- **Task brief**
Images should be left out, and everything else in the listing reproduced exactly.

--- Begin ---

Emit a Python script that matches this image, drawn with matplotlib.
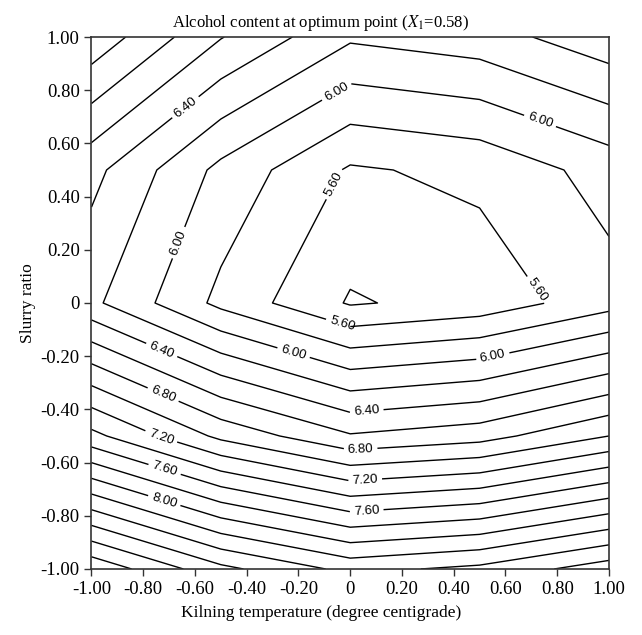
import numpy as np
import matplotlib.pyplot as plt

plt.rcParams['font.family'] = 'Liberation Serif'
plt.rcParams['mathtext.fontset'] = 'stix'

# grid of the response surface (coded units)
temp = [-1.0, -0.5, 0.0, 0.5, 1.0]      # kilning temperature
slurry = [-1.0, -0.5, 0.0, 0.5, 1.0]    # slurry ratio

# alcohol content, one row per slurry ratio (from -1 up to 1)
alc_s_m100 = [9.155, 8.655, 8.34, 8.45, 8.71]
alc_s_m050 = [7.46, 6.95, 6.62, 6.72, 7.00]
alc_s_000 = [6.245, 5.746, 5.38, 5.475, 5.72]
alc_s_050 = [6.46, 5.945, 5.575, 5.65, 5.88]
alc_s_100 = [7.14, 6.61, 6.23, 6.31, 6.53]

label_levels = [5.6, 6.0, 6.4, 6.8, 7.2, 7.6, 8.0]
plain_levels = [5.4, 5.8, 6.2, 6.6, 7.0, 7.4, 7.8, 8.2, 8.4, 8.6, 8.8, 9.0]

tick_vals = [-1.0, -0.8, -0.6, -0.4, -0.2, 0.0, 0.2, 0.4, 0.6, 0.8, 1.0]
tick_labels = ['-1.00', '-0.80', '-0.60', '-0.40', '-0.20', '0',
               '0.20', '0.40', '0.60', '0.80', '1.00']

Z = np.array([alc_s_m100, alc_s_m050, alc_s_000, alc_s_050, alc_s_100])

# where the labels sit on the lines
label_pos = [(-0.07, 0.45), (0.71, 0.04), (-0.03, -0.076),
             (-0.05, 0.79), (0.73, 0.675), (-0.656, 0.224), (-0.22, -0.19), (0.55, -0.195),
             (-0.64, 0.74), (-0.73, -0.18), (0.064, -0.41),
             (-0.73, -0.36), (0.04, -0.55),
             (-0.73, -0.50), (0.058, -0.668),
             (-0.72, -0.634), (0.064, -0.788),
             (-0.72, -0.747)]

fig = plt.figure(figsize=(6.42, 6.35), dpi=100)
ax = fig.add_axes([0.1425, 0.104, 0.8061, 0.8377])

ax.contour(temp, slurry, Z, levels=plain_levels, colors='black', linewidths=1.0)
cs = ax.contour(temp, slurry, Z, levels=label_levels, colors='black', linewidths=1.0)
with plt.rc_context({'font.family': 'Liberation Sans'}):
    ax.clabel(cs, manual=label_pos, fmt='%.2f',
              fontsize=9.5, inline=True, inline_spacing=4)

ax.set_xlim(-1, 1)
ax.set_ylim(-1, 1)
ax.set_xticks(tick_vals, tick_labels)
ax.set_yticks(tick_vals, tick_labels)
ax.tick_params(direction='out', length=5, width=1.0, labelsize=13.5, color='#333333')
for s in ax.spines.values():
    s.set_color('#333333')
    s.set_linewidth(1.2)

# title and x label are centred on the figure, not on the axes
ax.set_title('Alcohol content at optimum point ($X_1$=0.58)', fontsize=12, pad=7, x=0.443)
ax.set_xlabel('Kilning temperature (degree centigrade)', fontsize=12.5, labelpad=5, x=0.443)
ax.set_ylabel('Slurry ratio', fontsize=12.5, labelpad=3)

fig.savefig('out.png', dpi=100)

--- End ---

- **Exercise output**
Emit a Python script that matches this image, drawn with matplotlib.
import numpy as np
import matplotlib.pyplot as plt

plt.rcParams['font.family'] = 'Liberation Serif'
plt.rcParams['mathtext.fontset'] = 'stix'

# grid of the response surface (coded units)
temp = [-1.0, -0.5, 0.0, 0.5, 1.0]      # kilning temperature
slurry = [-1.0, -0.5, 0.0, 0.5, 1.0]    # slurry ratio

# alcohol content, one row per slurry ratio (from -1 up to 1)
alc_s_m100 = [9.155, 8.655, 8.34, 8.45, 8.71]
alc_s_m050 = [7.46, 6.95, 6.62, 6.72, 7.00]
alc_s_000 = [6.245, 5.746, 5.38, 5.475, 5.72]
alc_s_050 = [6.46, 5.945, 5.575, 5.65, 5.88]
alc_s_100 = [7.14, 6.61, 6.23, 6.31, 6.53]

label_levels = [5.6, 6.0, 6.4, 6.8, 7.2, 7.6, 8.0]
plain_levels = [5.4, 5.8, 6.2, 6.6, 7.0, 7.4, 7.8, 8.2, 8.4, 8.6, 8.8, 9.0]

tick_vals = [-1.0, -0.8, -0.6, -0.4, -0.2, 0.0, 0.2, 0.4, 0.6, 0.8, 1.0]
tick_labels = ['-1.00', '-0.80', '-0.60', '-0.40', '-0.20', '0',
               '0.20', '0.40', '0.60', '0.80', '1.00']

Z = np.array([alc_s_m100, alc_s_m050, alc_s_000, alc_s_050, alc_s_100])

# where the labels sit on the lines
label_pos = [(-0.07, 0.45), (0.71, 0.04), (-0.03, -0.076),
             (-0.05, 0.79), (0.73, 0.675), (-0.656, 0.224), (-0.22, -0.19), (0.55, -0.195),
             (-0.64, 0.74), (-0.73, -0.18), (0.064, -0.41),
             (-0.73, -0.36), (0.04, -0.55),
             (-0.73, -0.50), (0.058, -0.668),
             (-0.72, -0.634), (0.064, -0.788),
             (-0.72, -0.747)]

fig = plt.figure(figsize=(6.42, 6.35), dpi=100)
ax = fig.add_axes([0.1425, 0.104, 0.8061, 0.8377])

ax.contour(temp, slurry, Z, levels=plain_levels, colors='black', linewidths=1.0)
cs = ax.contour(temp, slurry, Z, levels=label_levels, colors='black', linewidths=1.0)
with plt.rc_context({'font.family': 'Liberation Sans'}):
    ax.clabel(cs, manual=label_pos, fmt='%.2f',
              fontsize=9.5, inline=True, inline_spacing=4)

ax.set_xlim(-1, 1)
ax.set_ylim(-1, 1)
ax.set_xticks(tick_vals, tick_labels)
ax.set_yticks(tick_vals, tick_labels)
ax.tick_params(direction='out', length=5, width=1.0, labelsize=13.5, color='#333333')
for s in ax.spines.values():
    s.set_color('#333333')
    s.set_linewidth(1.2)

# title and x label are centred on the figure, not on the axes
ax.set_title('Alcohol content at optimum point ($X_1$=0.58)', fontsize=12, pad=7, x=0.443)
ax.set_xlabel('Kilning temperature (degree centigrade)', fontsize=12.5, labelpad=5, x=0.443)
ax.set_ylabel('Slurry ratio', fontsize=12.5, labelpad=3)

fig.savefig('out.png', dpi=100)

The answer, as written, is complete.